Doch sie hatte sich getäuscht. Sie hätte dankbar sein sollen für das, was sie gehabt hatte. Eine Familie. Ein Dach überm Kopf. Die Wahl zwischen mindestens zwei Möglichkeiten. Aber meistens bemerkt man erst, dass man etwas liebt und braucht wenn man es verloren hat und es längst zu spät ist.

Das Seitenstechen raubte ihr fast den Atem, doch sie zwang sich weiter zu laufen. Die Angst ballte sich zu einem Knoten in ihrem Magen zusammen. Ihre Verfolger waren viel zu dicht hinter ihnen. Eine Atempause würde sie das Leben kosten. Was gäbe Laira nur dafür, wenn alles noch so wäre wie vor einer Woche. Vor einer Woche. Das schien ihr Jahre her zu sein und doch konnte sie sich klar daran erinnern.

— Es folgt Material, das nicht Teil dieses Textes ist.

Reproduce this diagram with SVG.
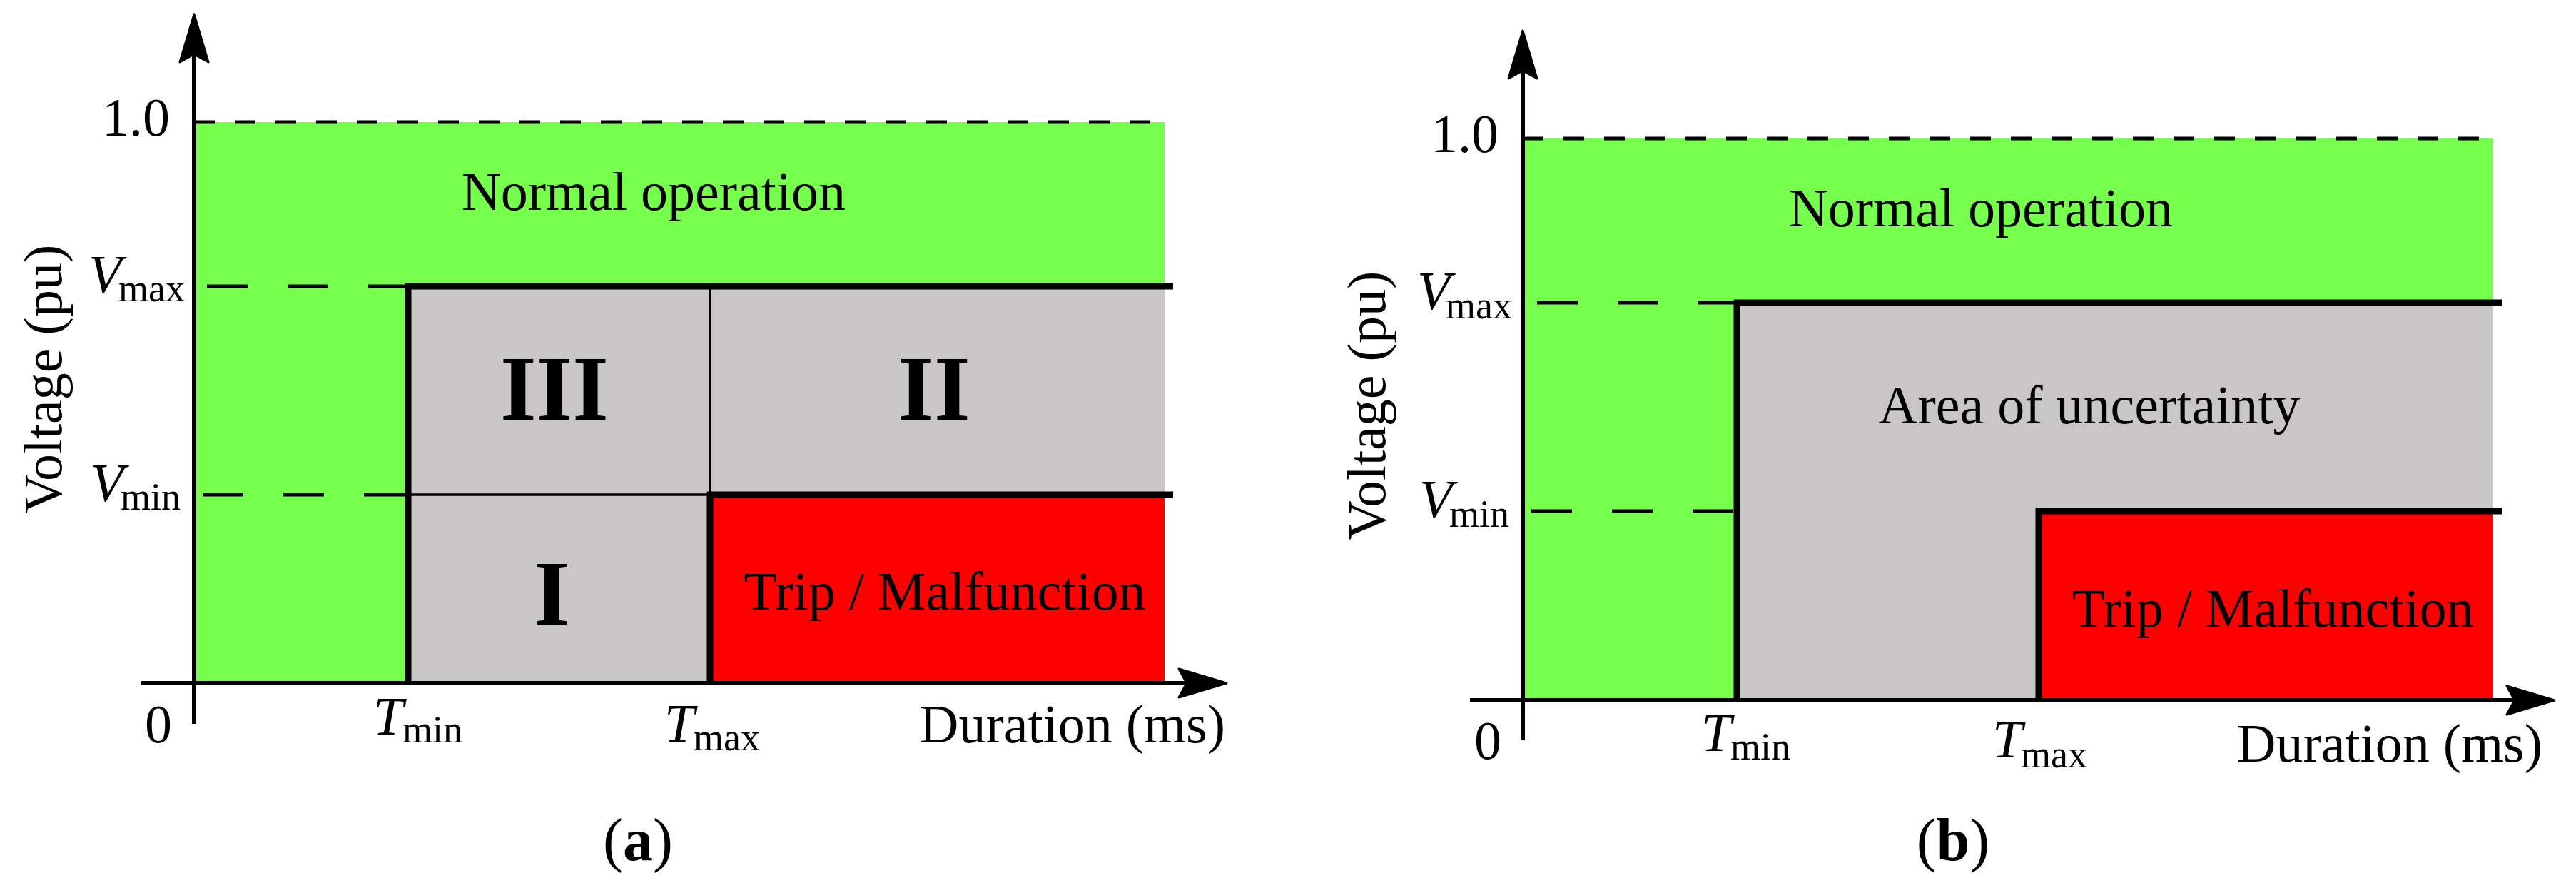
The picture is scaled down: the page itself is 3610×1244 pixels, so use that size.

,, Das Kentari ist, wie ihr schon wisst, ein viertägiges Fest, in dem die Göttin Aurora gefeiert wird. In der Geschichte heißt es, sie hätte in diesen Vier  Tagen die Welt erschaffen. Für jedes Element einen Tag. Wir werden uns die nächsten Tage darauf konzentrieren, euch auf den letzten Tag des Festes vorzubereiten, an dem jeder von euch ein Element erhält. Dieses wird bei dem Ritual zu einem Teil eurer selbst, sodass die Seele sich entweder mit dem Feuer, dem Wasser, der Luft oder der Erde vereinigt. Das jeweilige Element bestimmt dann einen großen Teil  eures restlichen Lebens und es ist sehr wichtig, dass ihr wisst, wie das ganze abläuft......"

Laira hörte kaum zu. Wie jeder in ihrer Klasse wurde sie schon seit ihrer Geburt nur auf diesen einen Tag vorbereitet und bekam diese Dinge, vor allem in den letzten Wochen, tausend Mal zu hören. Sie warf einen Blick zu Clara, der es augenscheinlich nicht anders ging. Sichtlich gelangweilt starrte sie die aufgeregte Lehrerin an.